> **Information provided**:
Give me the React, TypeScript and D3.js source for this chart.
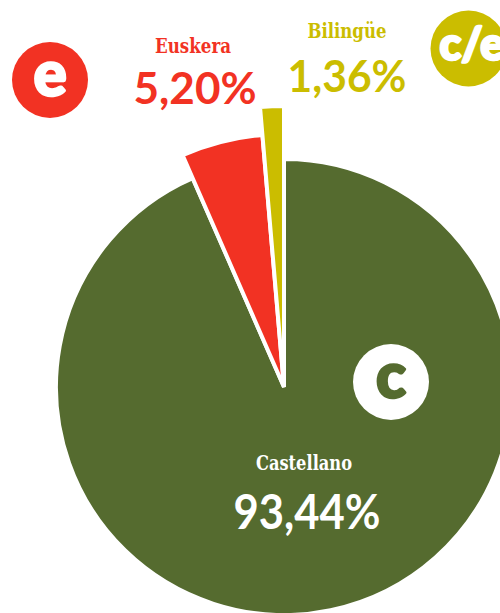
import React from "react";
import { arc, pie } from "d3";

const categories = ["Castellano", "Euskera", "Bilingüe"];
const values = [93.44, 5.2, 1.36];
const valueLabels = ["93,44%", "5,20%", "1,36%"];
const iconLabels = ["c", "e", "c/e"];
const colors = ["#556b2f", "#f23223", "#cbbd00"];
const radii = [228, 253, 281];
const labelPos = [
  { x: 307, nameX: 304, name: 470, value: 529, size: 47, nameSize: 20, nameW: 96, valueW: 147 },
  { x: 195, nameX: 193, name: 53, value: 104, size: 44, nameSize: 20, nameW: 76, valueW: 123 },
  { x: 347, nameX: 347, name: 38, value: 92, size: 43, nameSize: 20, nameW: 79, valueW: 119 },
];
const iconPos = [
  { x: 391, y: 382, r: 38, tx: 391, fill: "#fff", text: "#556b2f", size: 62 },
  { x: 50, y: 80, r: 38, tx: 50, fill: "#f23223", text: "#fff", size: 62 },
  { x: 468.5, y: 48.5, r: 38, tx: 472, fill: "#cbbd00", text: "#fff", size: 45 },
];

const width = 500;
const height = 613;
const cx = 284;
const cy = 387;
const slab = "'DejaVu Serif Condensed', 'DejaVu Serif', serif";
const sans = "Lato, 'Noto Sans', sans-serif";

const App = () => {
  const slices = pie<number>().sort(null)(values);
  const path = arc<any>().innerRadius(0);

  return (
    <svg
      width={width}
      height={height}
      style={{ position: "absolute", left: 0, top: 0, display: "block" }}
    >
      <rect width={width} height={height} fill="#fff" />
      <g transform={`translate(${cx},${cy})`}>
        {slices.map((s, i) => (
          <path
            key={categories[i]}
            d={path({ ...s, outerRadius: radii[i] }) as string}
            fill={colors[i]}
            stroke="#fff"
            strokeWidth={4}
          />
        ))}
      </g>
      {iconPos.map((d, i) => (
        <g key={iconLabels[i]}>
          <circle cx={d.x} cy={d.y} r={d.r} fill={d.fill} />
          <text
            x={d.tx}
            y={d.y}
            dy="0.26em"
            textAnchor="middle"
            fontFamily="Lato, sans-serif"
            fontWeight={900}
            fontSize={d.size}
            fill={d.text}
            stroke={d.text}
            strokeWidth={2.5}
            strokeLinejoin="round"
          >
            {iconLabels[i]}
          </text>
        </g>
      ))}
      {categories.map((c, i) => (
        <g key={c} fill={i === 0 ? "#fff" : colors[i]} textAnchor="middle">
          <text
            x={labelPos[i].nameX}
            y={labelPos[i].name}
            fontFamily={slab}
            fontWeight={700}
            fontSize={labelPos[i].nameSize}
            textLength={labelPos[i].nameW}
            lengthAdjust="spacingAndGlyphs"
          >
            {c}
          </text>
          <text
            x={labelPos[i].x}
            y={labelPos[i].value}
            fontFamily={sans}
            fontWeight={700}
            fontSize={labelPos[i].size}
            textLength={labelPos[i].valueW}
            lengthAdjust="spacingAndGlyphs"
          >
            {valueLabels[i]}
          </text>
        </g>
      ))}
    </svg>
  );
};

export default App;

> **Description of the task**: Print the full listing exactly, dropping the pictures.

> **Task solution**:
Give me the React, TypeScript and D3.js source for this chart.
import React from "react";
import { arc, pie } from "d3";

const categories = ["Castellano", "Euskera", "Bilingüe"];
const values = [93.44, 5.2, 1.36];
const valueLabels = ["93,44%", "5,20%", "1,36%"];
const iconLabels = ["c", "e", "c/e"];
const colors = ["#556b2f", "#f23223", "#cbbd00"];
const radii = [228, 253, 281];
const labelPos = [
  { x: 307, nameX: 304, name: 470, value: 529, size: 47, nameSize: 20, nameW: 96, valueW: 147 },
  { x: 195, nameX: 193, name: 53, value: 104, size: 44, nameSize: 20, nameW: 76, valueW: 123 },
  { x: 347, nameX: 347, name: 38, value: 92, size: 43, nameSize: 20, nameW: 79, valueW: 119 },
];
const iconPos = [
  { x: 391, y: 382, r: 38, tx: 391, fill: "#fff", text: "#556b2f", size: 62 },
  { x: 50, y: 80, r: 38, tx: 50, fill: "#f23223", text: "#fff", size: 62 },
  { x: 468.5, y: 48.5, r: 38, tx: 472, fill: "#cbbd00", text: "#fff", size: 45 },
];

const width = 500;
const height = 613;
const cx = 284;
const cy = 387;
const slab = "'DejaVu Serif Condensed', 'DejaVu Serif', serif";
const sans = "Lato, 'Noto Sans', sans-serif";

const App = () => {
  const slices = pie<number>().sort(null)(values);
  const path = arc<any>().innerRadius(0);

  return (
    <svg
      width={width}
      height={height}
      style={{ position: "absolute", left: 0, top: 0, display: "block" }}
    >
      <rect width={width} height={height} fill="#fff" />
      <g transform={`translate(${cx},${cy})`}>
        {slices.map((s, i) => (
          <path
            key={categories[i]}
            d={path({ ...s, outerRadius: radii[i] }) as string}
            fill={colors[i]}
            stroke="#fff"
            strokeWidth={4}
          />
        ))}
      </g>
      {iconPos.map((d, i) => (
        <g key={iconLabels[i]}>
          <circle cx={d.x} cy={d.y} r={d.r} fill={d.fill} />
          <text
            x={d.tx}
            y={d.y}
            dy="0.26em"
            textAnchor="middle"
            fontFamily="Lato, sans-serif"
            fontWeight={900}
            fontSize={d.size}
            fill={d.text}
            stroke={d.text}
            strokeWidth={2.5}
            strokeLinejoin="round"
          >
            {iconLabels[i]}
          </text>
        </g>
      ))}
      {categories.map((c, i) => (
        <g key={c} fill={i === 0 ? "#fff" : colors[i]} textAnchor="middle">
          <text
            x={labelPos[i].nameX}
            y={labelPos[i].name}
            fontFamily={slab}
            fontWeight={700}
            fontSize={labelPos[i].nameSize}
            textLength={labelPos[i].nameW}
            lengthAdjust="spacingAndGlyphs"
          >
            {c}
          </text>
          <text
            x={labelPos[i].x}
            y={labelPos[i].value}
            fontFamily={sans}
            fontWeight={700}
            fontSize={labelPos[i].size}
            textLength={labelPos[i].valueW}
            lengthAdjust="spacingAndGlyphs"
          >
            {valueLabels[i]}
          </text>
        </g>
      ))}
    </svg>
  );
};

export default App;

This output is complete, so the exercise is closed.